On the one hand these were raised massively by the Tories so seem a fair target. And next year, a £15,000 earner will be deprived of a grand total of just over £12 in saved tax.

But the impact will quickly pile up as the cumulative impact of years of freezes takes hold. The freezes go from raising £1.6bn for the Treasury in 2022-23, to an eye-watering £8.2bn in 2025-26.

Freezing the lifetime allowance for wealthier pensioners will also rake in £300m a year by 2025-26.

Eye-watering cost of the fuel duty freeze

Fuel duty has been scrapped again

Fuel duty has now been frozen for the 10th year in a row – and while it’s a boost to motorists, the small print reveals the eye-watering cost to the taxpayer.

Scrapping the planned rise this year alone will deprive the Treasury of just shy of £1billion a year by 2025.

And that’s without all the cumulative increases that would have come in the last decade if it had kept going up.

Friends of the Earth’s head of policy Mike Childs said: “It’s astonishing that a government pledging to confront the climate emergency has frozen fuel duty yet again. No wonder passenger cars’ contribution to the climate crisis has barely fallen in the past decade.”

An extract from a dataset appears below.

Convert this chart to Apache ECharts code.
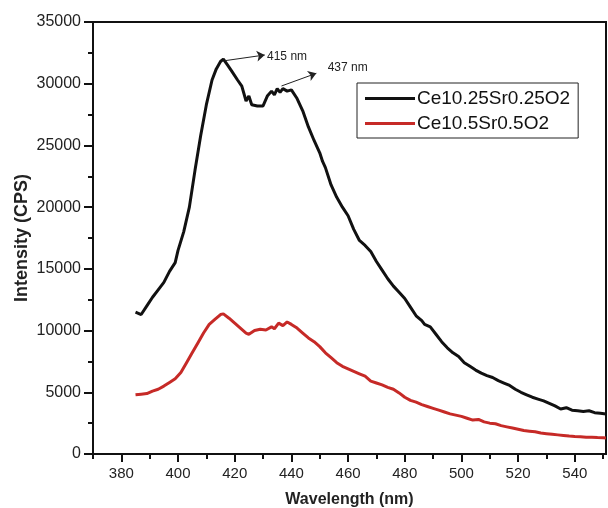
<!DOCTYPE html>
<html><head><meta charset="utf-8">
<script src="https://cdn.jsdelivr.net/npm/echarts@6/dist/echarts.min.js"></script>
<style>html,body{margin:0;padding:0;background:#fff}#c{width:608px;height:508px}</style>
</head><body><div id="c"></div>
<script>
const seriesNames = ['Ce10.25Sr0.25O2', 'Ce10.5Sr0.5O2'];
const blackX = [385,387,389,391,393,395,397,399,400,402,404,406,408,410,412,413.5,415,416,417.5,419,421,422.5,424,425,426,428,430,431.5,433,434,435,436,437,438.5,440,442,444,446,448,450,451,452,454,456,458,460,462,464,466,468,470,472,474,476,478,480,482,484,486,487,489,491,493,495,497,499,501,503,505,507,509,511,513,515,517,519,521,523,525,527,529,531,533,535,537,539,541,543,545,547,549,551];
const blackY = [11500,11300,12000,12700,13300,13900,14800,15500,16500,18000,20000,23000,25800,28300,30300,31200,31800,32000,31500,31000,30300,29800,28600,29000,28300,28200,28200,29000,29400,29100,29600,29300,29600,29400,29500,28800,27800,26500,25400,24400,23700,23200,21800,20800,20000,19300,18200,17300,16900,16400,15600,14900,14200,13600,13100,12600,11900,11200,10800,10500,10300,9700,9100,8600,8200,7900,7400,7100,6800,6550,6350,6200,5950,5750,5550,5250,5000,4800,4600,4450,4300,4100,3900,3650,3750,3550,3500,3450,3500,3350,3300,3250];
const redX = [385,387,389,391,393,395,397,399,401,403,405,407,409,411,413,415,416,418,420,422,424,425,427,429,431,433,434,435.5,437,438.5,440,442,444,446,448,450,452,454,456,458,460,462,464,466,468,470,472,474,476,478,480,482,484,486,488,490,492,494,496,498,500,502,504,506,508,510,512,514,516,518,520,522,524,526,528,530,532,534,536,538,540,542,544,546,548,550,551];
const redY = [4800,4850,4900,5100,5250,5500,5800,6100,6600,7400,8200,9000,9800,10500,10900,11300,11350,11000,10600,10200,9800,9700,10000,10100,10050,10300,10150,10600,10400,10700,10500,10200,9800,9400,9100,8700,8200,7800,7400,7100,6900,6700,6500,6300,5900,5750,5600,5400,5250,4950,4600,4350,4200,4000,3850,3700,3550,3400,3250,3150,3050,2900,2750,2800,2600,2500,2450,2300,2200,2100,2000,1900,1850,1800,1700,1650,1600,1550,1500,1450,1420,1400,1350,1350,1330,1320,1300];
const peakLabels = ['415 nm', '437 nm'];
const arrowFrom = [[416.5, 31865], [436.5, 29815]];
const arrowTo = [[430.6, 32327], [448.8, 30844]];
const labelAt = [[431.4, 32190], [452.8, 31270]];
const xTicks = [380,400,420,440,460,480,500,520,540];
const xMinorTicks = [370,390,410,430,450,470,490,510,530,550];

const zip = (a, b) => a.map((v, i) => [v, b[i]]);
const chart = echarts.init(document.getElementById('c'));
const font = 'Liberation Sans, Arial, sans-serif';
chart.setOption({
  animation: false,
  backgroundColor: '#fff',
  grid: { left: 93, right: 2, top: 22, bottom: 54, show: true, borderColor: '#111', borderWidth: 2, containLabel: false, outerBoundsMode: 'none' },
  legend: {
    orient: 'vertical', left: 357, top: 83, width: 224,
    data: seriesNames,
    icon: 'rect', itemWidth: 50, itemHeight: 3, itemGap: 6,
    padding: [6, 8, 5, 8],
    borderColor: '#222', borderWidth: 1,
    textStyle: { fontFamily: font, fontSize: 19, color: '#111', padding: [0, 0, 0, -3] }
  },
  xAxis: [{
    type: 'value', min: 370, max: 551, interval: 10,
    axisLine: { lineStyle: { color: '#111', width: 2 } },
    axisTick: { show: true, inside: false, length: 8, customValues: xTicks, lineStyle: { color: '#111', width: 2 } },
    splitLine: { show: false },
    axisLabel: {
      fontFamily: font, fontSize: 15, color: '#222', margin: 12, customValues: xTicks,
      formatter: v => String(v)
    },
    name: 'Wavelength (nm)', nameLocation: 'middle', nameGap: 38, nameMoveOverlap: false,
    nameTextStyle: { fontFamily: font, fontSize: 16, fontWeight: 'bold', color: '#222' }
  }, {
    type: 'value', min: 370, max: 551, interval: 10, position: 'bottom',
    axisLine: { show: false },
    axisTick: { show: true, inside: false, length: 5, customValues: xMinorTicks, lineStyle: { color: '#111', width: 2 } },
    axisLabel: { show: false },
    splitLine: { show: false }
  }],
  yAxis: {
    type: 'value', min: 0, max: 35000, interval: 5000,
    axisLine: { lineStyle: { color: '#111', width: 2 } },
    axisTick: { show: true, inside: false, length: 9, lineStyle: { color: '#111', width: 2 } },
    minorTick: { show: true, splitNumber: 2, length: 5, lineStyle: { color: '#111', width: 2 } },
    splitLine: { show: false },
    axisLabel: { fontFamily: font, fontSize: 16, color: '#222', margin: 12, formatter: v => String(v) },
    name: 'Intensity (CPS)', nameLocation: 'middle', nameGap: 62, nameRotate: 90, nameMoveOverlap: false,
    nameTextStyle: { fontFamily: font, fontSize: 18, fontWeight: 'bold', color: '#222' }
  },
  series: [
    {
      name: seriesNames[0], type: 'line', data: zip(blackX, blackY), showSymbol: false,
      lineStyle: { color: '#111', width: 3 }, itemStyle: { color: '#111' },
      markLine: {
        silent: true, symbol: ['none', 'arrow'], symbolSize: 8,
        lineStyle: { color: '#222', width: 1, type: 'solid' }, label: { show: false },
        data: arrowFrom.map((f, i) => [{ coord: f }, { coord: arrowTo[i] }])
      },
      markPoint: {
        silent: true, symbol: 'circle', symbolSize: 0,
        label: { show: true, position: 'right', distance: 0, fontFamily: font, fontSize: 12, color: '#222', formatter: p => p.name },
        data: labelAt.map((c, i) => ({ name: peakLabels[i], coord: c }))
      }
    },
    {
      name: seriesNames[1], type: 'line', data: zip(redX, redY), showSymbol: false,
      lineStyle: { color: '#c62a27', width: 3 }, itemStyle: { color: '#c62a27' }
    }
  ]
});
</script></body></html>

How much will 95% mortgages cost the nation?

Very unusually, there is no predicted cost for the massive mortgage guarantee scheme to be launched next month.

The programme will see the state promise to pay a portion of banks’ losses in return for them offering “risky” mortgages with a 5% deposit.

While this will cost the taxpayer almost nothing if the housing market stays buoyant, we’ll be left on the hook for billions if home prices collapse.

Yet the OBR admitted: ”The new mortgage guarantee scheme has not been sufficiently specified to be incorporated in our forecast.”

The finer details of the scheme – including what “loan to value” rates will be covered by it – aren’t spelt out in the Budget.

The Green Homes Grant looks to have been buried

Greenpeace branded the handling of the grant “shambolic”.

Nowhere in the small print does the Budget mention the Green Homes Grant – which suggests it is dying a death.

The scheme – which allowed homeowners to claim £5,000 vouchers to make their home more energy efficient – has been beset by controversy after its £2bn of funding in 2020/21 was slashed back to £320m in 2021/22.

Yet the Budget made no pledge to extend it. Sources admitted there had been “delivery challenges” with the Grant, including that it had been harder to install new insulation during Covid, but that the existing commitment to helping people reduce their energy bills had not been removed.

Greenpeace branded the handling of the grant “shambolic”.